Material provided:
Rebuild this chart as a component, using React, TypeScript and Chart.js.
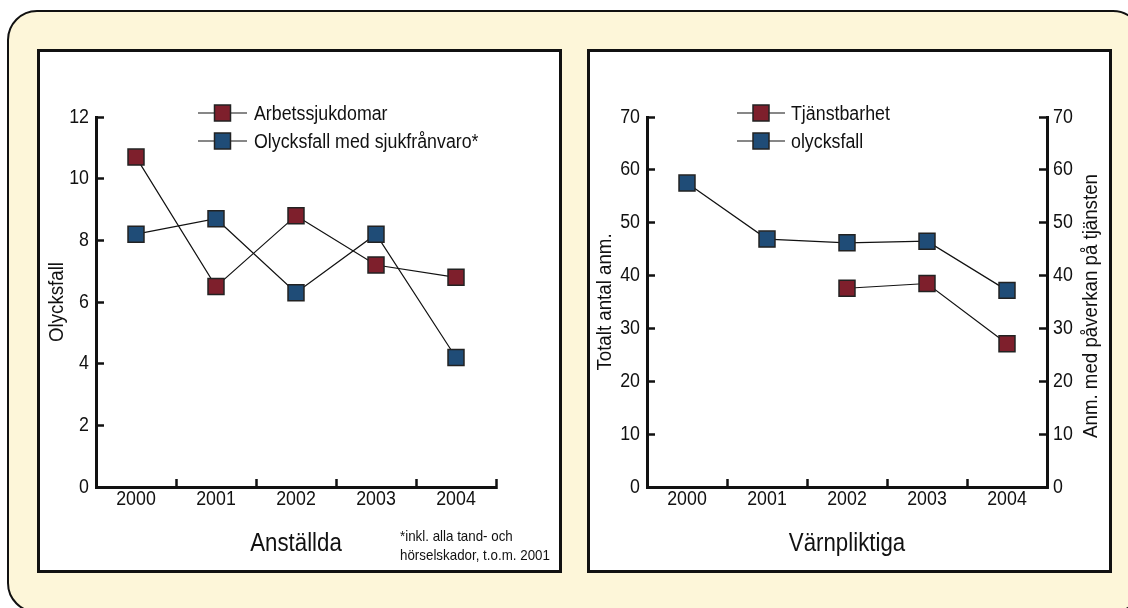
import React, { useEffect, useRef } from "react";
import { Chart, registerables } from "chart.js";

Chart.register(...registerables);

const FONT = '"Liberation Sans", Arial, Helvetica, sans-serif';
const NARROW = 0.89; // horizontal condensing of all text (reference uses a condensed face)
const INK = "#111111";
const RED = "#7E1F2C";
const BLUE = "#1F4C77";
const MARK_BORDER = "#222222";

// ---- data: left chart (Anställda)
const years = ["2000", "2001", "2002", "2003", "2004"];
const arbetssjukdomar = [10.7, 6.5, 8.8, 7.2, 6.8];
const olycksfallMedSjukfranvaro = [8.2, 8.7, 6.3, 8.2, 4.2];
const leftTicks = [0, 2, 4, 6, 8, 10, 12];

// ---- data: right chart (Värnpliktiga)
const tjanstbarhet: (number | null)[] = [null, null, 37.6, 38.5, 27.1];
const olycksfallVarnpliktiga = [57.5, 46.9, 46.2, 46.5, 37.2];
const rightTicks = [0, 10, 20, 30, 40, 50, 60, 70];

const footnoteLines = ["*inkl. alla tand- och", "hörselskador, t.o.m. 2001"];

type LegendItem = { label: string; color: string };

function condense(ctx: any, k: number) {
  const orig = ctx.fillText;
  ctx.fillText = function (text: string, x: number, y: number, maxWidth?: number) {
    this.save();
    this.translate(x, y);
    this.scale(k, 1);
    if (maxWidth !== undefined && maxWidth !== null) orig.call(this, text, 0, 0, maxWidth / k);
    else orig.call(this, text, 0, 0);
    this.restore();
  };
}

function overlayPlugin(cfg: {
  legend: { items: LegendItem[]; x0: number; x1: number; textX: number; y0: number; dy: number };
  notes?: { lines: string[]; x: number; y0: number; dy: number; size: number };
  rightTitle?: { text: string; x: number; dyc: number; size: number };
}) {
  return {
    id: "overlay",
    afterDraw(chart: any) {
      const ctx: CanvasRenderingContext2D = chart.ctx;
      ctx.save();
      const L = cfg.legend;
      L.items.forEach((it, i) => {
        const y = L.y0 + i * L.dy;
        ctx.strokeStyle = INK;
        ctx.lineWidth = 1.2;
        ctx.beginPath();
        ctx.moveTo(L.x0, y);
        ctx.lineTo(L.x1, y);
        ctx.stroke();
        const cx = (L.x0 + L.x1) / 2;
        ctx.fillStyle = it.color;
        ctx.fillRect(cx - 8, y - 8, 16, 16);
        ctx.lineWidth = 1.5;
        ctx.strokeStyle = MARK_BORDER;
        ctx.strokeRect(cx - 8, y - 8, 16, 16);
        ctx.fillStyle = INK;
        ctx.font = `20px ${FONT}`;
        ctx.textBaseline = "middle";
        ctx.textAlign = "left";
        ctx.fillText(it.label, L.textX, y + 1);
      });
      if (cfg.notes) {
        const N = cfg.notes;
        ctx.fillStyle = INK;
        ctx.font = `${N.size}px ${FONT}`;
        ctx.textBaseline = "middle";
        ctx.textAlign = "left";
        N.lines.forEach((t, i) => ctx.fillText(t, N.x, N.y0 + i * N.dy));
      }
      if (cfg.rightTitle) {
        const R = cfg.rightTitle;
        const ca = chart.chartArea;
        const cy = (ca.top + ca.bottom) / 2 + R.dyc;
        ctx.translate(R.x, cy);
        ctx.rotate(-Math.PI / 2);
        ctx.fillStyle = INK;
        ctx.font = `${R.size}px ${FONT}`;
        ctx.textBaseline = "middle";
        ctx.textAlign = "center";
        ctx.fillText(R.text, 0, 0);
      }
      ctx.restore();
    },
  };
}

const tickFont = { family: FONT, size: 20 };

function yAxis(ticksArr: number[], max: number, position: "left" | "right", width: number, title?: { text: string; padTop: number }) {
  return {
    type: "linear",
    position,
    min: 0,
    max,
    afterBuildTicks: (s: any) => {
      s.ticks = ticksArr.map((v) => ({ value: v }));
    },
    afterFit: (s: any) => {
      s.width = width;
    },
    ticks: { color: INK, font: tickFont, padding: position === "left" ? 15 : 14 },
    grid: {
      display: true,
      drawOnChartArea: false,
      drawTicks: true,
      tickLength: -8,
      tickWidth: 2.5,
      tickColor: INK,
    },
    border: { display: true, color: INK, width: 3 },
    title: title
      ? { display: true, text: title.text, color: INK, font: { family: FONT, size: 21 }, padding: { top: title.padTop, bottom: 0 } }
      : { display: false },
  };
}

function xAxis(titleText: string, height: number) {
  return {
    type: "category",
    offset: true,
    afterFit: (s: any) => {
      s.height = height;
    },
    ticks: { color: INK, font: tickFont, padding: 8, maxRotation: 0, autoSkip: false },
    grid: {
      display: true,
      offset: true,
      drawOnChartArea: false,
      drawTicks: true,
      tickLength: -8,
      tickWidth: 2.5,
      tickColor: INK,
    },
    border: { display: true, color: INK, width: 3 },
    title: { display: true, text: titleText, color: INK, font: { family: FONT, size: 25 }, padding: { top: 0, bottom: 11 } },
  };
}

function ds(label: string, data: (number | null)[], color: string, yAxisID = "y") {
  return {
    label,
    data,
    yAxisID,
    borderColor: INK,
    borderWidth: 1.2,
    backgroundColor: color,
    pointStyle: "rect",
    pointRadius: 11.3,
    pointBorderWidth: 1.5,
    pointBorderColor: MARK_BORDER,
    pointBackgroundColor: color,
    tension: 0,
    clip: false,
    spanGaps: false,
  };
}

const CW = 519;
const CH = 518;

function LeftChart() {
  const ref = useRef<HTMLCanvasElement>(null);
  useEffect(() => {
    const canvas = ref.current as HTMLCanvasElement;
    const ctx = canvas.getContext("2d") as any;
    condense(ctx, NARROW);
    const chart = new Chart(ctx, {
      type: "line",
      data: {
        labels: years,
        datasets: [
          ds("Arbetssjukdomar", arbetssjukdomar, RED),
          ds("Olycksfall med sjukfrånvaro*", olycksfallMedSjukfranvaro, BLUE),
        ],
      },
      options: {
        animation: false,
        responsive: false,
        devicePixelRatio: 1,
        layout: { padding: { top: 65, right: 63, left: 0, bottom: 0 } },
        plugins: { legend: { display: false }, tooltip: { enabled: false } },
        scales: {
          x: xAxis("Anställda", 83),
          y: yAxis(leftTicks, 12, "left", 56, { text: "Olycksfall", padTop: 4.4 }),
        },
      } as any,
      plugins: [
        overlayPlugin({
          legend: {
            items: [
              { label: "Arbetssjukdomar", color: RED },
              { label: "Olycksfall med sjukfrånvaro*", color: BLUE },
            ],
            x0: 158,
            x1: 207,
            textX: 214,
            y0: 61,
            dy: 28,
          },
          notes: { lines: footnoteLines, x: 360, y0: 485, dy: 19, size: 15 },
        }) as any,
      ],
    });
    return () => chart.destroy();
  }, []);
  return <canvas ref={ref} width={CW} height={CH} style={{ position: "absolute", left: 40, top: 52, width: CW, height: CH }} />;
}

function RightChart() {
  const ref = useRef<HTMLCanvasElement>(null);
  useEffect(() => {
    const canvas = ref.current as HTMLCanvasElement;
    const ctx = canvas.getContext("2d") as any;
    condense(ctx, NARROW);
    const chart = new Chart(ctx, {
      type: "line",
      data: {
        labels: years,
        datasets: [
          ds("Tjänstbarhet", tjanstbarhet, RED, "y1"),
          ds("olycksfall", olycksfallVarnpliktiga, BLUE, "y"),
        ],
      },
      options: {
        animation: false,
        responsive: false,
        devicePixelRatio: 1,
        layout: { padding: { top: 65, right: 0, left: 0, bottom: 0 } },
        plugins: { legend: { display: false }, tooltip: { enabled: false } },
        scales: {
          x: xAxis("Värnpliktiga", 83),
          y: yAxis(rightTicks, 70, "left", 57, { text: "Totalt antal anm.", padTop: 2.4 }),
          y1: yAxis(rightTicks, 70, "right", 62),
        },
      } as any,
      plugins: [
        overlayPlugin({
          legend: {
            items: [
              { label: "Tjänstbarhet", color: RED },
              { label: "olycksfall", color: BLUE },
            ],
            x0: 147,
            x1: 195,
            textX: 201,
            y0: 61,
            dy: 28,
          },
          rightTitle: { text: "Anm. med påverkan på tjänsten", x: 501, dyc: 4, size: 21 },
        }) as any,
      ],
    });
    return () => chart.destroy();
  }, []);
  return <canvas ref={ref} width={CW} height={CH} style={{ position: "absolute", left: 590, top: 52, width: CW, height: CH }} />;
}

export default function App() {
  const panel = (left: number): React.CSSProperties => ({
    position: "absolute",
    left,
    top: 49,
    width: 525,
    height: 524,
    boxSizing: "border-box",
    border: "3px solid #111",
    background: "#ffffff",
  });
  return (
    <div style={{ position: "absolute", left: 0, top: 0, width: 1128, height: 608, overflow: "hidden", background: "#ffffff" }}>
      <div
        style={{
          position: "absolute",
          left: 7,
          top: 10,
          width: 1136,
          height: 603,
          boxSizing: "border-box",
          border: "2.5px solid #111",
          borderRadius: 30,
          background: "#FDF6D9",
        }}
      />
      <div style={panel(37)} />
      <div style={panel(587)} />
      <LeftChart />
      <RightChart />
    </div>
  );
}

Task goal: Locate all lines in the listing above with the word "React" and copy them.

Task result:
Rebuild this chart as a component, using React, TypeScript and Chart.js.
import React, { useEffect, useRef } from "react";
  const panel = (left: number): React.CSSProperties => ({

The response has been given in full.